Am 14. Dezember 1973, also etwa zum Zeitpunkt der Information an Honecker – nicht dadurch veranlasst, aber passend – wurde Herbert Häber Leiter der Westabteilung im ZK und hatte damit auch den Status, um mit Honeckers Weisungen dauerhaft der kompetente Gesprächspartner für Leisler-Kiep zu sein. Im „Westen“ war damit zweifelsfrei angekommen, wer in der DDR „das Sagen“ hatte. Wie das weiterging, sich vernetzte, wer da einbezogen wurde, das kann man teilweise in den „Häber-Protokollen“ nachlesen; immer noch eine unbestrittene Hauptquelle der vertraulichen deutsch-deutschen Gespräche. Die Verbindung Häber/Leisler-Kiep übrigens hat als persönliche Beziehung die Zeiten überdauert und wurde bis kurz vor Kieps Ableben gepflegt; ein ziemlich singulärer deutsch-deutscher Vorgang.

*

Der Tod von Kohl und der Kampf um seine Unterlagen verweist auf einen Zustand, der für ein geschichtsbezogenes Volk in seiner Einheit und dessen Führung geradezu unerträglich sein müsste. Die Geschichte, zuvor das Geschehen, der deutsch-deutschen Beziehungen wird rund dreißig Jahre nach dem Beitritt noch immer und hauptsächlich auf der Quellenbasis erforscht, die der untergegangene Staat mit seinen Strukturen hinterlassen hat; die wiederum von den Geschichten- und Geschichtsschreibern der überkommenen Gesellschaft und deren Meinungsführern nach Belieben interpretiert werden, in der Regel ohne seriösen Vergleich mit den Partnerunterlagen. War deutsch-deutsch denn wirklich und hauptsächlich eine Angelegenheit der untergegangen DDR? Ist Geschichte noch Jahrzehnte später als nachträgliche Legitimation in der Systemauseinandersetzung verwendbar? Der aktuelle Anlass wäre eine gute Gelegenheit, Schriftengleichheit nicht nur einzufordern, sondern zumindest in der Materialbasis zu praktizieren. Das wäre doch eine angemessene Würdigung von Helmut Kohl, der abschließend das Wort haben soll: „Nationale Identität wird vor allem gestiftet durch das Wissen um die historischen und kulturellen Wurzeln.

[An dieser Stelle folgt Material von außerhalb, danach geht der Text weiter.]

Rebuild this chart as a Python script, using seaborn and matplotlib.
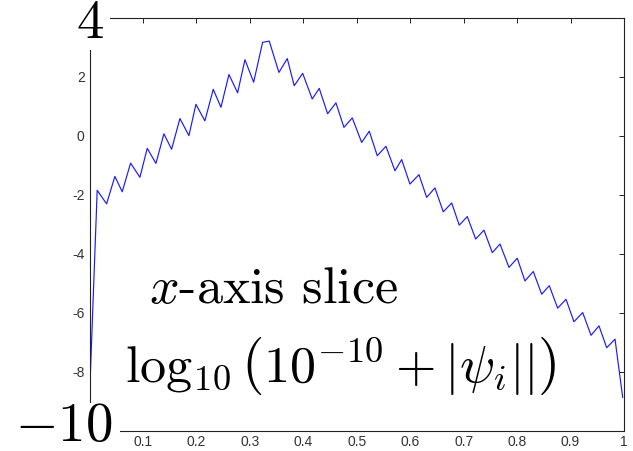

Nur so gewinnen wir die Orientierung, die wir brauchen, um uns in der Gegenwart zurechtzufinden und Perspektiven für die Zukunft vorzuzeichnen.“ Dies ist überschrieben mit „Weichenstellung für die Zukunft“, veröffentlicht in Die Politische Meinung 32/1987. Was damals galt, kann doch heute nicht falsch sein – war mal eine gern geübte Entschuldigung in der BRD …
Manche waren und sind verwundert, wie rasch und kompetent Honecker und Kohl zusammenfanden, als dieser endlich Kanzler wurde. Das hatte seine Vorgeschichte.